What advice do you have for someone new/wishing to enter the counter fraud industry?

It’s an interesting job but it’s so easy to get complacent – no two cases are the same although the allegations might be. Therefore, it is key to treat every case with a fresh pair of eyes and to not make assumptions but to always go off the evidence and facts.

Best/worst job decision you have ever made?

That’s a good question – I once identified a £2M fraud in a case I was told to drop. It’s nice when you have a hunch and follow your instincts which is something you do develop with experience.

Worst decision – I wouldn’t say I have made a bad decision, but I do tend to overthink and not switch off from work which I would say is an ongoing bad decision!

What is your greatest career strength?

I have a very inquisitive mind and I am good at thinking outside the box – I often don’t stop thinking which is great for investigations but bad for sleep sometimes!

How has the counter fraud industry changed since you started?

In terms of the industry itself, I think people are now recognising the need for Counter Fraud Specialists and prevention and detection methods. I have seen the industry progress and we now use a lot of data analytics, behavioural analytics, and Artificial Intelligence to assist with prevention and detection. I think it’s an exciting time to begin a career in Counter Fraud.

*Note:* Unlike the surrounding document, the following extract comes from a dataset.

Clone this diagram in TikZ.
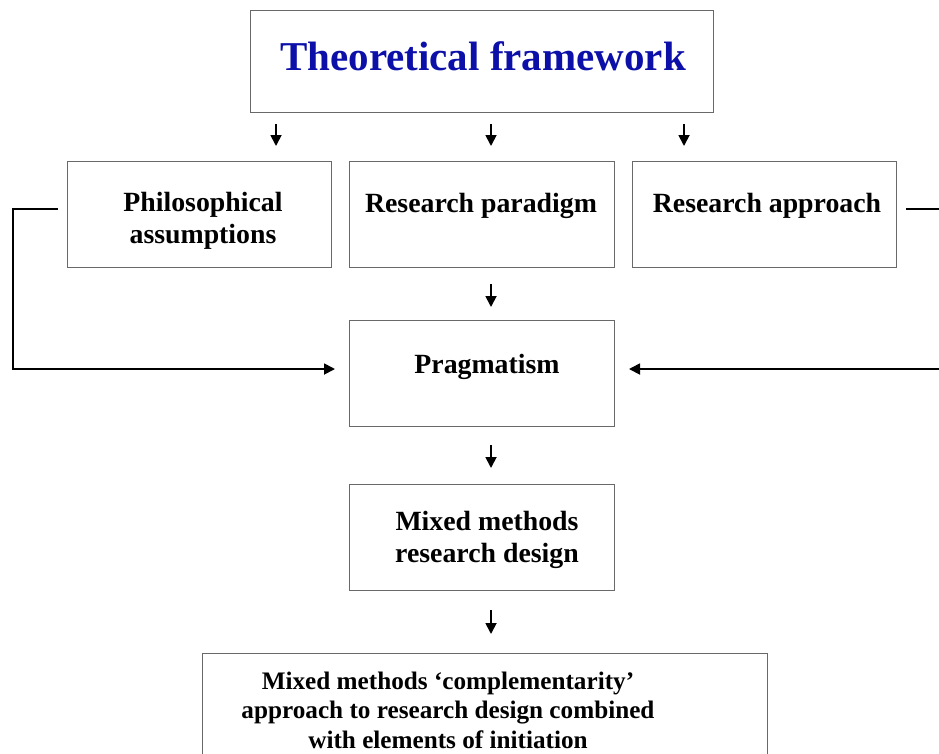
\documentclass[tikz,border=0pt]{standalone}
\usepackage{fontspec}
\setmainfont{Liberation Serif}
\usetikzlibrary{arrows.meta,calc}
\definecolor{titleblue}{RGB}{12,16,168}
\definecolor{boxgray}{RGB}{105,105,105}
\begin{document}
\begin{tikzpicture}[x=1pt,y=-1pt,
  box/.style={draw=boxgray,line width=1pt,rectangle,inner sep=0pt,anchor=north west},
  lbl/.style={font=\bfseries\fontsize{27.8}{32}\selectfont,align=center,anchor=base,inner sep=0pt},
  small/.style={font=\bfseries\fontsize{25.2}{29.5}\selectfont},
  arr/.style={line width=1.8pt,-{Triangle[length=11pt,width=11pt]}}]
\useasboundingbox (0,0) rectangle (939,753);

% boxes
\node[box,minimum width=463,minimum height=102] (tf) at (250,10) {};
\node[box,minimum width=264,minimum height=106] (pa) at (67,161) {};
\node[box,minimum width=265,minimum height=106] (rp) at (349,161) {};
\node[box,minimum width=264,minimum height=106] (ra) at (632,161) {};
\node[box,minimum width=265,minimum height=106] (pr) at (349,320) {};
\node[box,minimum width=265,minimum height=106] (mm) at (349,484) {};
\node[box,minimum width=565,minimum height=150] (cd) at (202,653) {};

% texts (multi-line labels sit on the baseline of their last line)
\node[lbl,font=\bfseries\fontsize{41}{46}\selectfont,text=titleblue] (tf-t) at (483,70) {Theoretical framework};
\node[lbl] (pa-t) at (203,243) {Philosophical\\assumptions};
\node[lbl] (rp-t) at (481,212) {Research paradigm};
\node[lbl] (ra-t) at (767,212) {Research approach};
\node[lbl] (pr-t) at (487,373) {Pragmatism};
\node[lbl] (mm-t) at (487,562) {Mixed methods\\research design};
\node[lbl,small] (cd-t) at (448,748) {Mixed methods ‘complementarity’\\approach to research design combined\\with elements of initiation};

% short vertical arrows between the levels
\draw[arr,shorten <=11pt,shorten >=15pt] (276,0 |- tf.south) -- (276,0 |- pa.north);
\draw[arr,shorten <=11pt,shorten >=15pt] (491,0 |- tf.south) -- (491,0 |- rp.north);
\draw[arr,shorten <=11pt,shorten >=15pt] (684,0 |- tf.south) -- (684,0 |- ra.north);
\draw[arr,shorten <=16pt,shorten >=13pt] (491,0 |- rp.south) -- (491,0 |- pr.north);
\draw[arr,shorten <=18pt,shorten >=16pt] (491,0 |- pr.south) -- (491,0 |- mm.north);
\draw[arr,shorten <=19pt,shorten >=19pt] (491,0 |- mm.south) -- (491,0 |- cd.north);

% side connectors into Pragmatism
\draw[arr] ($(pa.north west)+(-9,48)$) -- (13,209) |- ($(pr.north west)+(-14,49)$);
\draw[arr] ($(ra.north east)+(9,48)$) -- (960,209) |- ($(pr.north east)+(14,49)$);
\end{tikzpicture}
\end{document}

However, on another hand, I do think publicity of Counter fraud cases and roles is very poor – I think these needs to rapidly increase. For example, romance fraud is increasing significantly but I see very little exposure about this. We often see awareness after an incident has occurred (reactive awareness) as opposed to proactive awareness.

How do you think COVID-19 has impacted counter fraud training and investigations?

I think it has impacted our role in both good and bad ways – Remote awareness has allowed us to spend less time travelling however this method prevents us from having private and personal conversations which usually help to build people’s confidence when raising concerns. It is important that we do not become complacent and that we do still visit clients and attend team meetings because fraud is currently the number one crime, and we have a duty to raise awareness.

What has been your biggest challenge and how did you overcome it?

I think trying to remain detached from witnesses is a challenging part of the job. Fraud often occurs due to bad management, and it can be quite hard to inform a manager that an employee has committed fraud because they haven’t done their job properly, especially when they are very upset. Often people who commit fraud abuse their colleagues’ trust so whilst I must tell managers it’s their own fault, I do feel sorry for them as they are also a victim of the crime.